Subiektywnie #2 "Ghostbusters"


Najnowszy film o „Ghostbusters” pojawił się i szczerze znowu w porównaniu z tym, co mówią intnerenty, nie jest aż taki zły. Musze się jednak zgodzić, że starych „Pogromców Duchów” nie przebił i szczerze wątpię, żeby w ogóle jakakolwiek adaptacja potrafiła to zrobić. Tak jak poprzednio, napisze Wam, co mi się podobało, co mi się nie podobało i dlaczego. Wskakujcie! SPOILER ALERT!

Źródło: screenrant.com


Na początek rarytasy, ponieważ śmiem twierdzić, że pojawiły się tam niezaprzeczalnie dobre sceny i momenty. Świetnie wykonane były sceny z duchami, zarówno te początkowe, które wprowadzały subtelny element grozy dla ludzi o słabych nerwach, jak i ten późniejsze, czyli sceny walki. Zwłaszcza walka Holtzman pod koniec filmu. Podobała mi się przerysowana sekretarka w postaci Thor'a, czyli Chris'a Hemsworth. Niektóre momenty humorystyczne, m. in.: przemówienie, Patty z siedzącym duchem na ramionach, wyciąganie Erin z restauracji, zestrzelenie roweru dostawcy chińszczyzny itd. Kto został na napisy ten widział scenę tańca, uważam, że to był bardzo fajny dodatek, poza tym kto nie chciałby oglądać tak ruszającego się Chrisa Hemswortha? Cała postać Holtzman była super i moim zdaniem bardzo dużo wnosiła do tego filmu. Oczywiście! Easter Eggs: stara ekipa z „Ghostbusters” ze swoimi drobnymi rolami, nadawali fajnych smaczków, duchy z poprzednich filmów, nawiązanie do ducha z obrazu. Nie mogę zapomnieć, też o gadżetach bohaterek, które odróżniały się od poprzednich części. Jeszcze jedna bardzo ważna rzecz, która mi się podobała, sposób w jaki powstało logo i nazwa zespołu.

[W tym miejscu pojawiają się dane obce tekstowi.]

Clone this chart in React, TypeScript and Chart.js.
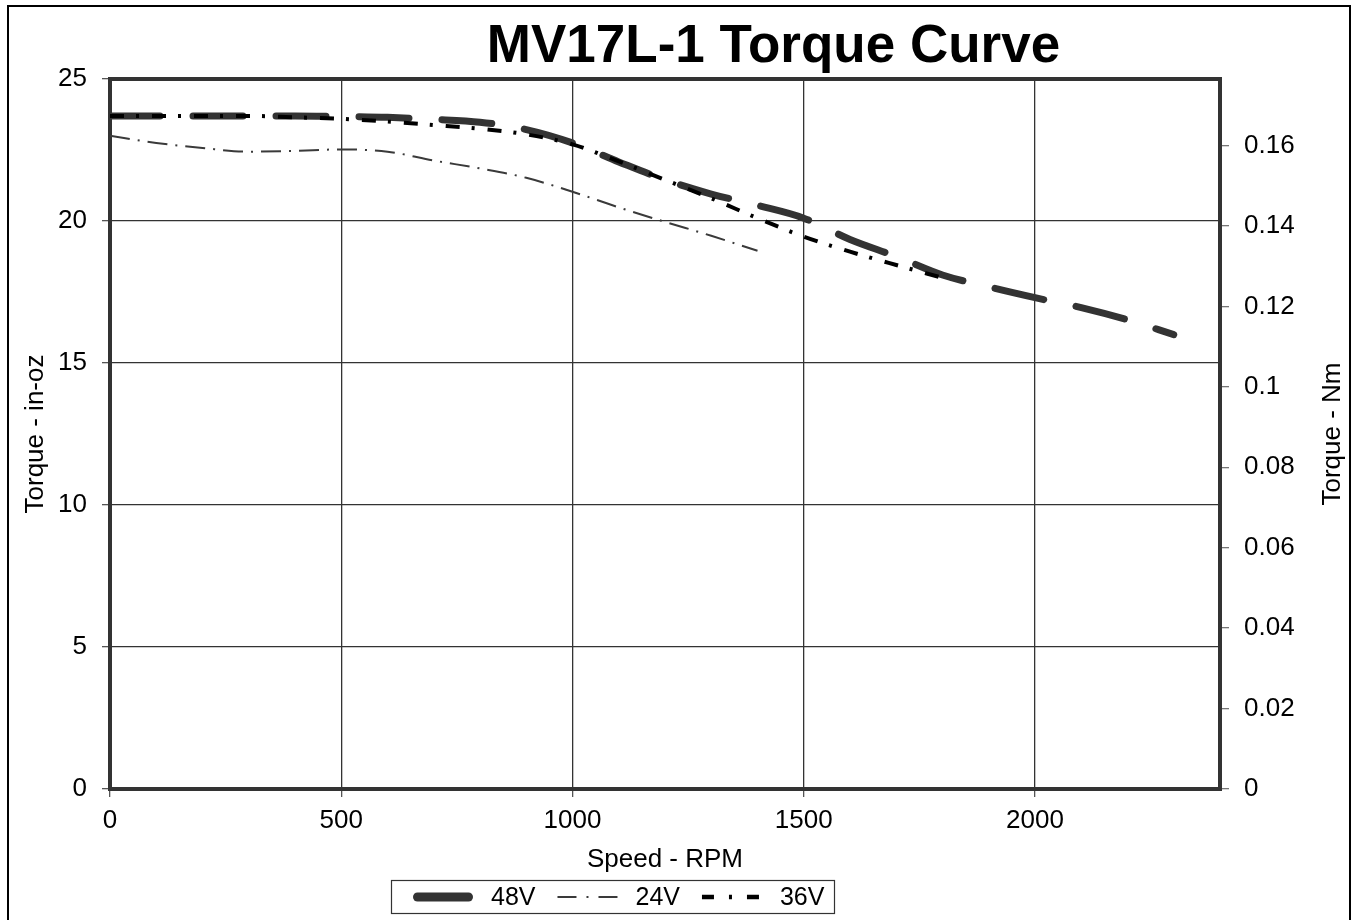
import React, { useEffect, useRef } from "react";
import { Chart, registerables } from "chart.js";

Chart.register(...registerables);

// ---------- text ----------
const TITLE = "MV17L-1 Torque Curve";
const X_TITLE = "Speed - RPM";
const Y_TITLE = "Torque - in-oz";
const Y2_TITLE = "Torque - Nm";
const SERIES_LABELS = ["48V", "24V", "36V"];

// ---------- data (speed in RPM, torque in in-oz) ----------
const RPM_48 = [0, 100, 200, 300, 400, 500, 600, 700, 800, 900, 1000, 1100, 1200, 1300, 1400, 1500, 1600, 1700, 1800, 1900, 2000, 2100, 2200, 2300];
const TORQUE_48 = [23.7, 23.7, 23.7, 23.7, 23.7, 23.68, 23.65, 23.58, 23.48, 23.22, 22.75, 22.08, 21.45, 20.95, 20.55, 20.1, 19.35, 18.75, 18.1, 17.68, 17.3, 16.95, 16.52, 16.0];

const RPM_24 = [0, 100, 200, 300, 400, 500, 600, 700, 800, 900, 1000, 1100, 1200, 1300, 1400];
const TORQUE_24 = [23.0, 22.75, 22.57, 22.44, 22.47, 22.52, 22.44, 22.13, 21.85, 21.52, 21.03, 20.48, 19.97, 19.48, 18.95];

const RPM_36 = [0, 100, 200, 300, 400, 500, 600, 700, 800, 900, 1000, 1100, 1200, 1300, 1400, 1500, 1600, 1700, 1800];
const TORQUE_36 = [23.7, 23.7, 23.7, 23.7, 23.65, 23.6, 23.5, 23.38, 23.25, 23.05, 22.7, 22.1, 21.45, 20.8, 20.1, 19.45, 18.92, 18.45, 18.0];

// ---------- axes ----------
const X_MIN = 0;
const X_MAX = 2400;
const X_TICKS = [0, 500, 1000, 1500, 2000];
const Y_MIN = 0;
const Y_MAX = 25;
const Y_STEP = 5;
const NM_PER_INOZ = 0.00706155;
const Y2_STEP = 0.02;

const FONT = "'Liberation Sans', Arial, Helvetica, sans-serif";

const toPoints = (xs: number[], ys: number[]) => xs.map((x, i) => ({ x, y: ys[i] }));

const framePlugin = {
  id: "plotFrame",
  beforeDatasetsDraw(chart: any) {
    const { ctx, chartArea: a } = chart;
    ctx.save();
    ctx.strokeStyle = "#333";
    ctx.lineWidth = 4;
    ctx.strokeRect(a.left, a.top, a.right - a.left, a.bottom - a.top);
    ctx.restore();
  },
};

const textPlugin = {
  id: "extraText",
  afterDraw(chart: any) {
    const { ctx, chartArea: a } = chart;
    ctx.save();
    ctx.fillStyle = "#000";
    ctx.font = `bold 53px ${FONT}`;
    ctx.textAlign = "center";
    ctx.textBaseline = "alphabetic";
    ctx.fillText(TITLE, 773.5, 62);
    ctx.restore();

    ctx.save();
    ctx.fillStyle = "#000";
    ctx.font = `26px ${FONT}`;
    ctx.translate(1333, (a.top + a.bottom) / 2);
    ctx.rotate(-Math.PI / 2);
    ctx.textAlign = "center";
    ctx.textBaseline = "middle";
    ctx.fillText(Y2_TITLE, 0, 0);
    ctx.restore();
  },
};

const legendPlugin = {
  id: "boxLegend",
  afterDraw(chart: any) {
    const ctx = chart.ctx;
    const boxL = 391.5;
    const boxT = 880.5;
    const boxW = 443;
    const boxH = 33;
    ctx.save();
    ctx.strokeStyle = "#333";
    ctx.lineWidth = 1.2;
    ctx.strokeRect(boxL, boxT, boxW, boxH);
    const cy = boxT + boxH / 2;
    ctx.font = `25px ${FONT}`;
    ctx.textBaseline = "middle";
    ctx.textAlign = "left";
    let x = 413;
    chart.data.datasets.forEach((ds: any) => {
      ctx.save();
      ctx.strokeStyle = ds.borderColor;
      ctx.lineWidth = ds.legendWidth;
      ctx.lineCap = ds.legendCap;
      ctx.setLineDash(ds.legendDash);
      const inset = ds.legendCap === "round" ? ds.legendWidth / 2 : 0;
      ctx.beginPath();
      ctx.moveTo(x + inset, cy);
      ctx.lineTo(x + 60 - inset, cy);
      ctx.stroke();
      ctx.restore();
      ctx.fillStyle = "#000";
      ctx.fillText(ds.label, x + 78, cy + 1);
      x += 78 + ctx.measureText(ds.label).width + 22;
    });
    ctx.restore();
  },
};

export default function App() {
  const ref = useRef<HTMLCanvasElement | null>(null);

  useEffect(() => {
    if (!ref.current) return;
    Chart.defaults.font.family = FONT;
    const tickFont = { family: FONT, size: 26 };
    const chart = new Chart(ref.current, {
      type: "line",
      data: {
        datasets: [
          {
            label: SERIES_LABELS[0],
            data: toPoints(RPM_48, TORQUE_48),
            borderColor: "#333333",
            borderWidth: 7,
            borderDash: [50, 33],
            borderCapStyle: "round",
            pointRadius: 0,
            cubicInterpolationMode: "monotone",
            fill: false,
            order: 2,
            legendDash: [],
            legendWidth: 9,
            legendCap: "round",
          } as any,
          {
            label: SERIES_LABELS[1],
            data: toPoints(RPM_24, TORQUE_24),
            borderColor: "#3a3a3a",
            borderWidth: 2,
            borderDash: [20, 8, 2, 8],
            borderCapStyle: "butt",
            pointRadius: 0,
            cubicInterpolationMode: "monotone",
            fill: false,
            order: 1,
            legendDash: [19, 10, 2, 10],
            legendWidth: 2,
            legendCap: "butt",
          } as any,
          {
            label: SERIES_LABELS[2],
            data: toPoints(RPM_36, TORQUE_36),
            borderColor: "#000000",
            borderWidth: 4,
            borderDash: [14, 12, 3, 13],
            borderCapStyle: "butt",
            pointRadius: 0,
            cubicInterpolationMode: "monotone",
            fill: false,
            order: 0,
            legendDash: [12, 15, 3, 15],
            legendWidth: 4.5,
            legendCap: "butt",
          } as any,
        ],
      },
      options: {
        animation: false,
        responsive: false,
        maintainAspectRatio: false,
        layout: { padding: { top: 79, left: 0, right: 0, bottom: 0 } },
        plugins: {
          legend: { display: false },
          title: { display: false },
          tooltip: { enabled: false },
        },
        scales: {
          x: {
            type: "linear",
            position: "bottom",
            min: X_MIN,
            max: X_MAX,
            afterBuildTicks: (s: any) => {
              s.ticks = X_TICKS.map((v) => ({ value: v }));
            },
            ticks: {
              padding: 8,
              color: "#000",
              font: tickFont,
              maxRotation: 0,
              autoSkip: false,
              callback: (v: any) => String(v),
            },
            grid: { color: "#333", lineWidth: 1.3, tickLength: 8, tickColor: "#555" },
            border: { display: false },
            title: {
              display: true,
              text: X_TITLE,
              color: "#000",
              font: tickFont,
              padding: { top: 0, bottom: 44.4 },
            },
            afterFit: (s: any) => {
              s.height = 131;
            },
          },
          y: {
            type: "linear",
            position: "left",
            min: Y_MIN,
            max: Y_MAX,
            ticks: { stepSize: Y_STEP, padding: 15, color: "#000", font: tickFont },
            grid: { color: "#333", lineWidth: 1.3, tickLength: 8, tickColor: "#555" },
            border: { display: false },
            title: {
              display: true,
              text: Y_TITLE,
              color: "#000",
              font: tickFont,
              padding: { top: 20, bottom: 0 },
            },
            afterFit: (s: any) => {
              s.width = 110;
            },
          },
          y1: {
            type: "linear",
            position: "right",
            min: Y_MIN * NM_PER_INOZ,
            max: Y_MAX * NM_PER_INOZ,
            ticks: {
              stepSize: Y2_STEP,
              includeBounds: false,
              padding: 15,
              color: "#000",
              font: tickFont,
              callback: (v: any) => String(Number(Number(v).toFixed(2))),
            },
            grid: { drawOnChartArea: false, lineWidth: 1.3, tickLength: 9, tickColor: "#777" },
            border: { display: false },
            afterFit: (s: any) => {
              s.width = 132;
            },
          },
        },
      } as any,
      plugins: [framePlugin, textPlugin, legendPlugin],
    });
    return () => chart.destroy();
  }, []);

  return (
    <div
      style={{
        position: "fixed",
        left: 0,
        top: 0,
        width: 1352,
        height: 920,
        overflow: "hidden",
        background: "#fff",
      }}
    >
      <canvas
        ref={ref}
        width={1352}
        height={920}
        style={{ position: "absolute", left: 0, top: 0, width: 1352, height: 920 }}
      />
      <div
        style={{
          position: "absolute",
          left: 7,
          top: 5,
          width: 1344,
          height: 960,
          border: "2.5px solid #000",
          boxSizing: "border-box",
          pointerEvents: "none",
        }}
      />
    </div>
  );
}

Teraz przechodzimy do mniej przyjemnych rzeczy. Na początek za dużo akcji było przesunięte na sam koniec, a początek aż przesadnie wyciągnięty, dało by się to zrobić lepiej, bo momentami się nudziłam. Humor również czasem był przesadzony np. z zupą, serio? Z 6 razy, ja bym zostawiłam na początku, przy maszynie otwierającej wrota zaświatów i na samym końcu, tyle by naprawdę wystarczyło. Postacie Patty i Abby, były nie do końca przemyślane, przynajmniej mam takie wrażenie, mogły być lepiej zrobione, to moim zdaniem wina scenarzystów nie aktorek. I jeszcze jeden już ostatni grzech, za dużo za bardzo przerysowanych gagów np. kiedy Abby wypróbowuje broń i „lata jak balonik”, z którego uchodzi powietrze – zdecydowanie za długie.

Źródło: www.ghostbusters.com

Muszę jednak powiedzieć, że nie żałuje pieniędzy wydanych na seans kinowy. Mimo wszystko, było więcej rzeczy, które podobały mi się, w przeciwieństwie do tych, które mnie nie zachwyciły. A jaka jest Wasza opinia na temat tego filmu?